Depending what metal you choose, many applications can benefit from an electroplated tool.
Take a closer look at the electroplating metals we supply and the added advantages they bring.
Tin. Most often used to prevent rusting and corrosion, tin will give your project a semi-matte appearance. It’s commonly used at the ends of wires as an electrical conductor and keeps them from fraying and short-circuiting electronics.
Nickel. With its high-luster finish, nickel is a popular choice for adding a flash of brightness on bumpers, exhaust pipes, trim and rims in the automotive industry. It also provides corrosion and wear resistance.
Black nickel. In contrast to its brighter cousin, black nickel features a low luster shine and is most often used for decorative or military purposes.
Copper. Highly conductive, copper is most often used in semiconductors, circuit boards and other electronic components. Copper is applied to surfaces before other metals, such as nickel and chrome.

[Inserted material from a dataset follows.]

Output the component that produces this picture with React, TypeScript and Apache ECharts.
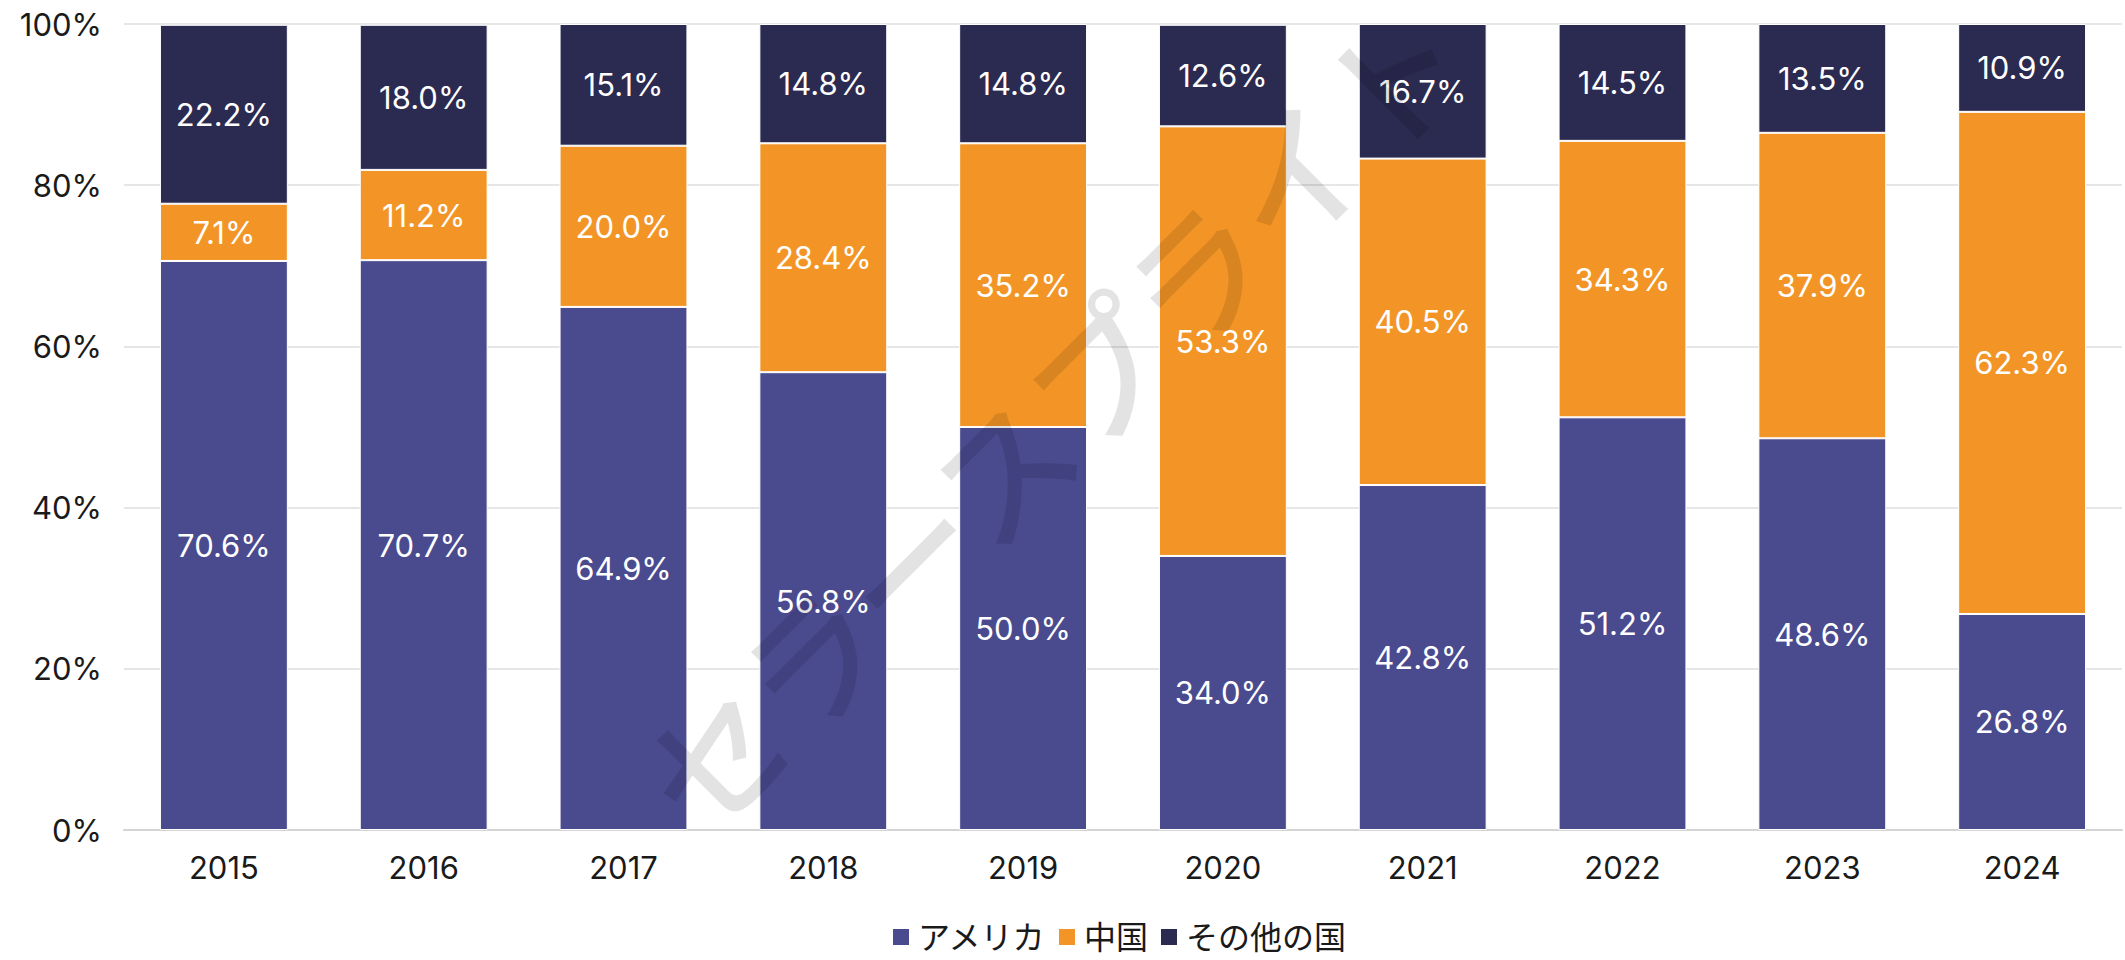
import React, { useEffect, useRef } from "react";
import * as echarts from "echarts";

const years = ["2015", "2016", "2017", "2018", "2019", "2020", "2021", "2022", "2023", "2024"];
const usa = [70.6, 70.7, 64.9, 56.8, 50.0, 34.0, 42.8, 51.2, 48.6, 26.8];
const china = [7.1, 11.2, 20.0, 28.4, 35.2, 53.3, 40.5, 34.3, 37.9, 62.3];
const others = [22.2, 18.0, 15.1, 14.8, 14.8, 12.6, 16.7, 14.5, 13.5, 10.9];
const seriesNames = ["アメリカ", "中国", "その他の国"];
const colors = ["#4A4A8F", "#F29526", "#2B2A50"];
const watermark = "セラースプライト";

const FONT = "Inter, 'Noto Sans CJK JP', sans-serif";

export default function App() {
  const ref = useRef<HTMLDivElement>(null);
  useEffect(() => {
    document.body.style.margin = "0";
    const chart = echarts.init(ref.current!, null, { renderer: "svg" });
    const mk = (name: string, data: number[], color: string) => ({
      name,
      type: "bar",
      stack: "total",
      data,
      barWidth: "64%",
      itemStyle: { color, borderColor: "#ffffff", borderWidth: 1 },
      label: {
        show: true,
        position: "inside",
        color: "#ffffff",
        fontSize: 31,
        fontFamily: FONT,
        formatter: (p: any) => `${Number(p.value).toFixed(1)}%`,
      },
    });
    chart.setOption({
      animation: false,
      textStyle: { fontFamily: FONT },
      grid: { left: 124, right: 3, top: 24, bottom: 130, containLabel: false },
      legend: {
        bottom: 2,
        left: 886,
        itemWidth: 18,
        itemHeight: 18,
        itemGap: 11,
        icon: "rect",
        textStyle: { fontSize: 32, color: "#1a1a1a", fontFamily: FONT, padding: [0, 0, 0, 3] },
        data: seriesNames,
      },
      xAxis: {
        type: "category",
        data: years,
        axisTick: { show: false },
        axisLine: { lineStyle: { color: "#d4d4d4", width: 2 } },
        axisLabel: { fontSize: 31, color: "#1a1a1a", margin: 22, fontFamily: FONT },
      },
      yAxis: {
        type: "value",
        min: 0,
        max: 100,
        interval: 20,
        axisLabel: { formatter: "{value}%", fontSize: 31, color: "#1a1a1a", margin: 22, fontFamily: FONT },
        splitLine: { lineStyle: { color: "#e6e6e6", width: 2 } },
      },
      series: [mk(seriesNames[0], usa, colors[0]), mk(seriesNames[1], china, colors[1]), mk(seriesNames[2], others, colors[2])],
      graphic: [
        {
          type: "text",
          x: 1050,
          y: 415,
          rotation: Math.PI / 4,
          z: 100,
          silent: true,
          style: {
            text: watermark,
            font: "500 138px 'Noto Sans CJK JP', sans-serif",
            fill: "rgba(0,0,0,0.11)",
            align: "center",
            verticalAlign: "middle",
          },
        },
      ],
    });
    return () => chart.dispose();
  }, []);
  return <div ref={ref} style={{ width: 2125, height: 960 }} />;
}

Gold. Its aesthetic beauty aside, gold can significantly increase your project’s resistance to tarnishing and corrosion. Apart from being used in fine jewelry, electronics also make use of gold’s conductive properties.
Silver. With a high electric and thermal conductivity, silver is more than just metal for jewelry. Holding a hardness advantage over gold, silver-plating also increases your project’s lifespan.
Chrome. Highly reflective, electroplating with chrome makes your project more resistant to corrosion and makes it easier to clean.
Rhodium. Used almost exclusively for jewelry, rhodium is a highly reflective, hard white metal that adds a protective coat to softer metals. Rhodium is extremely hard to find in nature and is one of the few “white” metals that does not tarnish.
Zinc. Electroplating with zinc is also called “galvanization.” Zinc protects the underlying metal by corroding before the other metal can, protecting the metal as long as zinc is close enough to be electrically coupled. It features a matte finish.
Palladium. Often used as a substitute for gold-plating, palladium has the added benefit of absorbing hydrogen, useful for avoiding hydrogen embrittlement. This metal can protect against corrosion and wear. You will often see palladium in automotive, medical and electronic applications.